**OBJECTIVE:** Gather every line that includes the word "seaborn", please.

**DATA PROVIDED:**

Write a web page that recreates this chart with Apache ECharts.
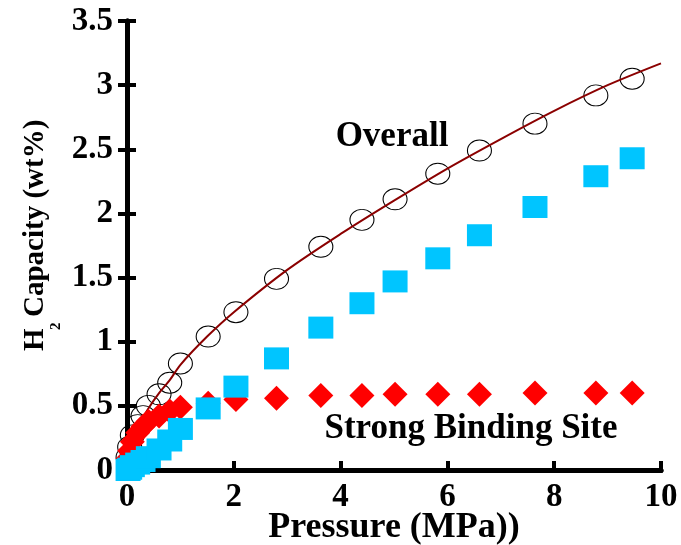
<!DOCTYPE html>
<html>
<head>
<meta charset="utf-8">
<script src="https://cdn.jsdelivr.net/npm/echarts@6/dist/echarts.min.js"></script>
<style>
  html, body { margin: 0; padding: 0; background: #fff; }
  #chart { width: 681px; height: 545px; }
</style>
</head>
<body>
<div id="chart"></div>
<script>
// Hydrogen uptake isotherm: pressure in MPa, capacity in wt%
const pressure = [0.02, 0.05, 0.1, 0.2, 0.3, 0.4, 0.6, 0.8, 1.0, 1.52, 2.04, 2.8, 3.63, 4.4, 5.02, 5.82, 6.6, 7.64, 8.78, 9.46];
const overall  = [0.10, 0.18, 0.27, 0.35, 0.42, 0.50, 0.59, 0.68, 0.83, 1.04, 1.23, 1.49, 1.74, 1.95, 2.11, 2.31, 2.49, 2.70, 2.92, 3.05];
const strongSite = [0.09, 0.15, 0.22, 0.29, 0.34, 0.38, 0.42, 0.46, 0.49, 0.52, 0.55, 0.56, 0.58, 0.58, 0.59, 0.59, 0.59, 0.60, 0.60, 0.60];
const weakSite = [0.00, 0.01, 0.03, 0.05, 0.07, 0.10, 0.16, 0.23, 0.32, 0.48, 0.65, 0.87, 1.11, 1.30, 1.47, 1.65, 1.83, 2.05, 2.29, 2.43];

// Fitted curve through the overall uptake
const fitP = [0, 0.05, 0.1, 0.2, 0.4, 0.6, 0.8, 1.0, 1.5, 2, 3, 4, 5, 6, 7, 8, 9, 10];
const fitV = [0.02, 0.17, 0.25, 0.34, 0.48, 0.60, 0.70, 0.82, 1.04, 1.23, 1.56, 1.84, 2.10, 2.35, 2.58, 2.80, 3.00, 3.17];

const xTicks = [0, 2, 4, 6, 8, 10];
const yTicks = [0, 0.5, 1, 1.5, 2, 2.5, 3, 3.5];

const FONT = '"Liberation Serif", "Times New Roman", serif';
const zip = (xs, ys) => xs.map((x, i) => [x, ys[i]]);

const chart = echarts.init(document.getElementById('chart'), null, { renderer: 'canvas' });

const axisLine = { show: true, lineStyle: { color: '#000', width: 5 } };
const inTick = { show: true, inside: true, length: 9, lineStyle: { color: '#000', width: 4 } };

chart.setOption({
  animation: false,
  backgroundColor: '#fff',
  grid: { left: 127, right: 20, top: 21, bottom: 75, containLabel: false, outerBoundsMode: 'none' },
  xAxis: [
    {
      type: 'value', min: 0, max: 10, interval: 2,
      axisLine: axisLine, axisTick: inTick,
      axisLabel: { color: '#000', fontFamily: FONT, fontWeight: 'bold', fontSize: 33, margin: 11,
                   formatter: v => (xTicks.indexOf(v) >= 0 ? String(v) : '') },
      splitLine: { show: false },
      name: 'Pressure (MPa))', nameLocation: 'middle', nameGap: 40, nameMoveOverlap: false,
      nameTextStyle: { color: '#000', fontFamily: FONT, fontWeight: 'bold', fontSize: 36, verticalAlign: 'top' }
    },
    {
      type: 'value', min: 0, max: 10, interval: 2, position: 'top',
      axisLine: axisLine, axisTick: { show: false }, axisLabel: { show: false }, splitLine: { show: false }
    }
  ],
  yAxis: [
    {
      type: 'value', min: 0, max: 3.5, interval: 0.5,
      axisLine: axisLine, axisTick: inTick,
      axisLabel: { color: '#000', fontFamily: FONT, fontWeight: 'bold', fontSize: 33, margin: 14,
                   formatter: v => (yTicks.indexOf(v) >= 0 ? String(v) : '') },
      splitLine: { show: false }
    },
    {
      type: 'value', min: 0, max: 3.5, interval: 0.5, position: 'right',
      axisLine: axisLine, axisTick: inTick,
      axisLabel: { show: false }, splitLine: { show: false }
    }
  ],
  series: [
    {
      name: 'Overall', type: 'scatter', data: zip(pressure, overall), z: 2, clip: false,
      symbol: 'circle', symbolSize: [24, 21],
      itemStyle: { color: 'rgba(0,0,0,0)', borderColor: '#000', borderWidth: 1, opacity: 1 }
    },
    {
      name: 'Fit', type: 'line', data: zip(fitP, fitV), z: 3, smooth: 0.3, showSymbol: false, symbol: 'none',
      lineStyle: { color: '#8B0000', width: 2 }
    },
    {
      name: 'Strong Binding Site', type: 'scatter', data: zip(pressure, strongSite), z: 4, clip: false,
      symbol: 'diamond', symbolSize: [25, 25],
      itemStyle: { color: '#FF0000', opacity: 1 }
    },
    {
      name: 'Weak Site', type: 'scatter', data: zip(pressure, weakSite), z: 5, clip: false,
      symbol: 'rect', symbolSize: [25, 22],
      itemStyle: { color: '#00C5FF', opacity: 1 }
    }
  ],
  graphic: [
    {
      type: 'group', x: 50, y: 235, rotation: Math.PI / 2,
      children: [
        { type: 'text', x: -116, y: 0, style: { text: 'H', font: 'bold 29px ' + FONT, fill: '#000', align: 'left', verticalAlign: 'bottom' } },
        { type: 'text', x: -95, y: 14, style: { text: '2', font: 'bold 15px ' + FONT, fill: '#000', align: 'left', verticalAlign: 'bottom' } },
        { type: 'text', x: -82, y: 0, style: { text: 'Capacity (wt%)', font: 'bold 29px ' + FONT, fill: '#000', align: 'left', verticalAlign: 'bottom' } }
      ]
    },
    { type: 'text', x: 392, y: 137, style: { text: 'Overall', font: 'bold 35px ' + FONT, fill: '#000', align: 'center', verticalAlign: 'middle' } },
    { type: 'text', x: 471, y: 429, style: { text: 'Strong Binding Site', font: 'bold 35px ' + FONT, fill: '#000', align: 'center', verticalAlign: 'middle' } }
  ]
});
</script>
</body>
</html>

* * *

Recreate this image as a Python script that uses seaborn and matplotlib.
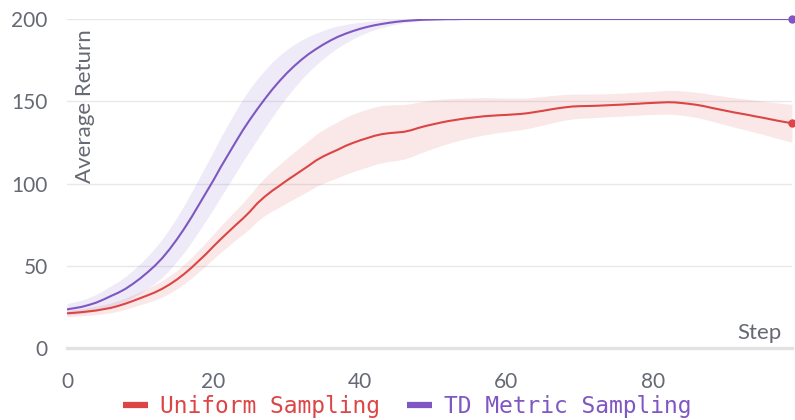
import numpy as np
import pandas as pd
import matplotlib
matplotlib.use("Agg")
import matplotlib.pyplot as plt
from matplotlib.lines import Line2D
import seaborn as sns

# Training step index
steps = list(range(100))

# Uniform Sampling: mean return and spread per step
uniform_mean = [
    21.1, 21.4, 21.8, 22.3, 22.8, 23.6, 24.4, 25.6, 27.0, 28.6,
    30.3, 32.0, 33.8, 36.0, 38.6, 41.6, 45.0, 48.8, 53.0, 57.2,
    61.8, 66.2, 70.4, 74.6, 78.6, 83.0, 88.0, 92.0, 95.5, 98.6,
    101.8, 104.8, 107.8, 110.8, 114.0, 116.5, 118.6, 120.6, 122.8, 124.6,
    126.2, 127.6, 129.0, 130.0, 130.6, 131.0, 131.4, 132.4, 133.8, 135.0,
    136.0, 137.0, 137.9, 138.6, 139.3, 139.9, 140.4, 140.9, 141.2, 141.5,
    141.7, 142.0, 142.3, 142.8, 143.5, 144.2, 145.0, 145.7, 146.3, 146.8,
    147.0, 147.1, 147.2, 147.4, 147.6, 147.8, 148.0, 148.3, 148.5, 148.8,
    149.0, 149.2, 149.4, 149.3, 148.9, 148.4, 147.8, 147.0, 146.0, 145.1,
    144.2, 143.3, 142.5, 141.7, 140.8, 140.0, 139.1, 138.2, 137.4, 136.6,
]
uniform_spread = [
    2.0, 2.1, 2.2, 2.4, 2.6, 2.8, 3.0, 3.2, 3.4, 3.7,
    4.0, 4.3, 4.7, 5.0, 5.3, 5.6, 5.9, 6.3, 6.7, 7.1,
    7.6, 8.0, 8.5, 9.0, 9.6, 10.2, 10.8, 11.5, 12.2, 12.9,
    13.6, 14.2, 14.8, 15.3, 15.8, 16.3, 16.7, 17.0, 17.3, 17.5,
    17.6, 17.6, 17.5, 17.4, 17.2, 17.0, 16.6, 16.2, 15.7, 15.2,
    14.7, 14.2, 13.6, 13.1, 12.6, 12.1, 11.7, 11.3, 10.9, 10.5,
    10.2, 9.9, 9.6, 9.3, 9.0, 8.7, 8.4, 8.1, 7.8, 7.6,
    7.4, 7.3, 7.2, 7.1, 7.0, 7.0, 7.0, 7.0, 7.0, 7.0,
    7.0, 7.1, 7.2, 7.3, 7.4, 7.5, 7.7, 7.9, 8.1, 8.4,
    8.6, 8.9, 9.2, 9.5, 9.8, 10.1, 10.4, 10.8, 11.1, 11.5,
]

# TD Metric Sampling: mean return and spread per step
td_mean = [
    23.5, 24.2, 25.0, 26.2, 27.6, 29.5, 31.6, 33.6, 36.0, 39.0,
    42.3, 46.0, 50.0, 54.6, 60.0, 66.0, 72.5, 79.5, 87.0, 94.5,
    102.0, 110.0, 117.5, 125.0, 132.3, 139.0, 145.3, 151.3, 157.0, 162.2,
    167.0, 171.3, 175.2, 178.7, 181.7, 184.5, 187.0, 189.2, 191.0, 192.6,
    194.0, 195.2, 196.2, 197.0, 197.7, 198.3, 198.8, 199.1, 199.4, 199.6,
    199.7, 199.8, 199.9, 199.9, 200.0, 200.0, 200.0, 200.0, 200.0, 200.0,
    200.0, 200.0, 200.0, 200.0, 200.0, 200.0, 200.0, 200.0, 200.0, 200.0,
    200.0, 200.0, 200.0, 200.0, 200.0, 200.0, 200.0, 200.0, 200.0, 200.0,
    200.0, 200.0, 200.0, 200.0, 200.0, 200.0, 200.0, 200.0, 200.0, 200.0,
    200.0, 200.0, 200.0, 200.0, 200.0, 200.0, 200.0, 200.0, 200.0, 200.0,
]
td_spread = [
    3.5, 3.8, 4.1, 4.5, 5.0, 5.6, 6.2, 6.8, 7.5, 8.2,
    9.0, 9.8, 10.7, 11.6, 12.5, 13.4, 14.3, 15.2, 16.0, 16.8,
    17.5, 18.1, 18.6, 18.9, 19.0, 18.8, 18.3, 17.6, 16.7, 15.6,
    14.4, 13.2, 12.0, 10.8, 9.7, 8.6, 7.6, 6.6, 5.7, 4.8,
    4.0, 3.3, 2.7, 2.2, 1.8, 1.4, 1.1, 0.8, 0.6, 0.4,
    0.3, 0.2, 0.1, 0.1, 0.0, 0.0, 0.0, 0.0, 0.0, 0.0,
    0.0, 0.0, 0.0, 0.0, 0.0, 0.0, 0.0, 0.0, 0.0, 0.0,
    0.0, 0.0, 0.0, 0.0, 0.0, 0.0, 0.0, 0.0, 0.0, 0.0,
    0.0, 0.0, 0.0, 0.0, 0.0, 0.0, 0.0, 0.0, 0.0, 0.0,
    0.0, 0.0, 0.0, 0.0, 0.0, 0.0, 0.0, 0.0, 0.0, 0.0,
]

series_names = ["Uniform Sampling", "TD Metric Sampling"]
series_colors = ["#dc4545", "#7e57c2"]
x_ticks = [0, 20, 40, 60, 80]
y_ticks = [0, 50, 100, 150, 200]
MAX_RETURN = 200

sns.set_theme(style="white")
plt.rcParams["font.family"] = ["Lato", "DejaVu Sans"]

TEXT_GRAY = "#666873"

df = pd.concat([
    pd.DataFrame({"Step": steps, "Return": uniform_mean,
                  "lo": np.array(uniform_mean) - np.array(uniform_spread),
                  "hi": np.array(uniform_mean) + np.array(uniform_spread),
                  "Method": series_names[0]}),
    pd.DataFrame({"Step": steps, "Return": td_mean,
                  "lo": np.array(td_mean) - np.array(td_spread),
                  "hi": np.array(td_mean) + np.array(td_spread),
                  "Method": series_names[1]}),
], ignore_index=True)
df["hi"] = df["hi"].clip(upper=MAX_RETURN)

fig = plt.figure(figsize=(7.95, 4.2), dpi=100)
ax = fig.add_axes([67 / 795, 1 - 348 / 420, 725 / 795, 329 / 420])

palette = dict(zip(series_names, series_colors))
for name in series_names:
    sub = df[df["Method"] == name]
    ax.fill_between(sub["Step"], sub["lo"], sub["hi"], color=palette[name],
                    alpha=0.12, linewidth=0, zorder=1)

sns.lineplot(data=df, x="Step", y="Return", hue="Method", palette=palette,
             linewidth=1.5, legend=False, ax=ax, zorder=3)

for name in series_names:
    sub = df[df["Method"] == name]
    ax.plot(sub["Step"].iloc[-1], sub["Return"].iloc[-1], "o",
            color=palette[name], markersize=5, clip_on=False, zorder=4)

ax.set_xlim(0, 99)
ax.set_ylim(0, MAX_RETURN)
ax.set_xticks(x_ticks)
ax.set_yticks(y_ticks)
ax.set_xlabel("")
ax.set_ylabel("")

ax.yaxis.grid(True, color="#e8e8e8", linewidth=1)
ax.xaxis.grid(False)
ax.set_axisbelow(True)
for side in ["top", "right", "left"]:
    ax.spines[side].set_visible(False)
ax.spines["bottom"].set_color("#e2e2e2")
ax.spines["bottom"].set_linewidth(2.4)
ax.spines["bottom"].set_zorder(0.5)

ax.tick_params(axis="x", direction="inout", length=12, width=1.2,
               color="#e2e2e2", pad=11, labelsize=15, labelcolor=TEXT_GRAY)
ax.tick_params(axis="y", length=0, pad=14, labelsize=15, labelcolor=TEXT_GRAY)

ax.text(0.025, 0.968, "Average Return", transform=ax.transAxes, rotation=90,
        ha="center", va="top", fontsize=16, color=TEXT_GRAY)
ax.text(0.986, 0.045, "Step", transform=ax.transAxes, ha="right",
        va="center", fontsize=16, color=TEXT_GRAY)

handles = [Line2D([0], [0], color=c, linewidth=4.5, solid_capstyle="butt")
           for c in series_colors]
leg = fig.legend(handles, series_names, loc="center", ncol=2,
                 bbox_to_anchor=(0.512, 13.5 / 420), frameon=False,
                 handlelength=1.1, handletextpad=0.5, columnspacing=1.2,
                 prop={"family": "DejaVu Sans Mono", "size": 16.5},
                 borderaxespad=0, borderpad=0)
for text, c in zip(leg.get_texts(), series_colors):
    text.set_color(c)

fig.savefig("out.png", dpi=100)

==

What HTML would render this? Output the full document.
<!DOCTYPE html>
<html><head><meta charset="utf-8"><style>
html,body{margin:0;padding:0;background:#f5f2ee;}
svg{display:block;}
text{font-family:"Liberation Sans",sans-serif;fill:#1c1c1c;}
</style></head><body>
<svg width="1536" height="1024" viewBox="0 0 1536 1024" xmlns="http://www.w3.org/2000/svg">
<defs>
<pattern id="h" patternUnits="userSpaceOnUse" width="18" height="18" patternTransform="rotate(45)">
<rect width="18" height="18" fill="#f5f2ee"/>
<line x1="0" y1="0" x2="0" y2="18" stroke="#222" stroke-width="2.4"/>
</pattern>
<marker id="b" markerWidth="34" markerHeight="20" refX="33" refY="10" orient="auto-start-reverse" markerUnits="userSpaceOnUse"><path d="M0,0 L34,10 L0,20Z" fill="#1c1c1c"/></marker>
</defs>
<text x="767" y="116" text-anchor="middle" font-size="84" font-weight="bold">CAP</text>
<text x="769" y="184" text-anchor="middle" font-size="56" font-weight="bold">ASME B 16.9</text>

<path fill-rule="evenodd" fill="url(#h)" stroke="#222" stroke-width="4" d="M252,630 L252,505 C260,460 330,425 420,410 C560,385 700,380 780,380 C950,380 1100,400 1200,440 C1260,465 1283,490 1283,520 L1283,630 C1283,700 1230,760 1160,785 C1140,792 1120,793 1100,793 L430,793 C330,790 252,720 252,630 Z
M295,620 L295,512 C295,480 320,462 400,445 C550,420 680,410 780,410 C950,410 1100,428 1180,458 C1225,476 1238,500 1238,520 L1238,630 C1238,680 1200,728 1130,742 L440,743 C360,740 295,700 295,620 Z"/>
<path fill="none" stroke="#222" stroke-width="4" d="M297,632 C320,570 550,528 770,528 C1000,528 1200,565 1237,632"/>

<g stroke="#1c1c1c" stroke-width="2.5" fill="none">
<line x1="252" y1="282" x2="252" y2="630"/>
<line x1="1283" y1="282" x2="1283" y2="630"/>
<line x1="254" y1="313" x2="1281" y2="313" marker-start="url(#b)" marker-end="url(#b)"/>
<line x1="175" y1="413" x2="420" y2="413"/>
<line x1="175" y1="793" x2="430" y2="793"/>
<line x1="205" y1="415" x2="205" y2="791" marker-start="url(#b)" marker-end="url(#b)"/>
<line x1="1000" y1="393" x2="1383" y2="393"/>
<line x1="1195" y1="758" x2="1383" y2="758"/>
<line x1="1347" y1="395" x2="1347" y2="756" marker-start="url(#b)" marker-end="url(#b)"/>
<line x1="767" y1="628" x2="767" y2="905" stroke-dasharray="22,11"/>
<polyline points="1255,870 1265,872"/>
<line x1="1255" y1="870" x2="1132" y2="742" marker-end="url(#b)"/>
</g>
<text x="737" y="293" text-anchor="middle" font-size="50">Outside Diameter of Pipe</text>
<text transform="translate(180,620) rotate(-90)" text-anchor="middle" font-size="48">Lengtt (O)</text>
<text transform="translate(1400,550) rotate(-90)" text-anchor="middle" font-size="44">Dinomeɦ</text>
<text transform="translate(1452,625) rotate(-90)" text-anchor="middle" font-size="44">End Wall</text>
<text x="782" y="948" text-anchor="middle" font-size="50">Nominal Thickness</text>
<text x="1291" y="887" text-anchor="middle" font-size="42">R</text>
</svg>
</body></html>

**ANSWER TO THE EXERCISE:**
Recreate this image as a Python script that uses seaborn and matplotlib.
import seaborn as sns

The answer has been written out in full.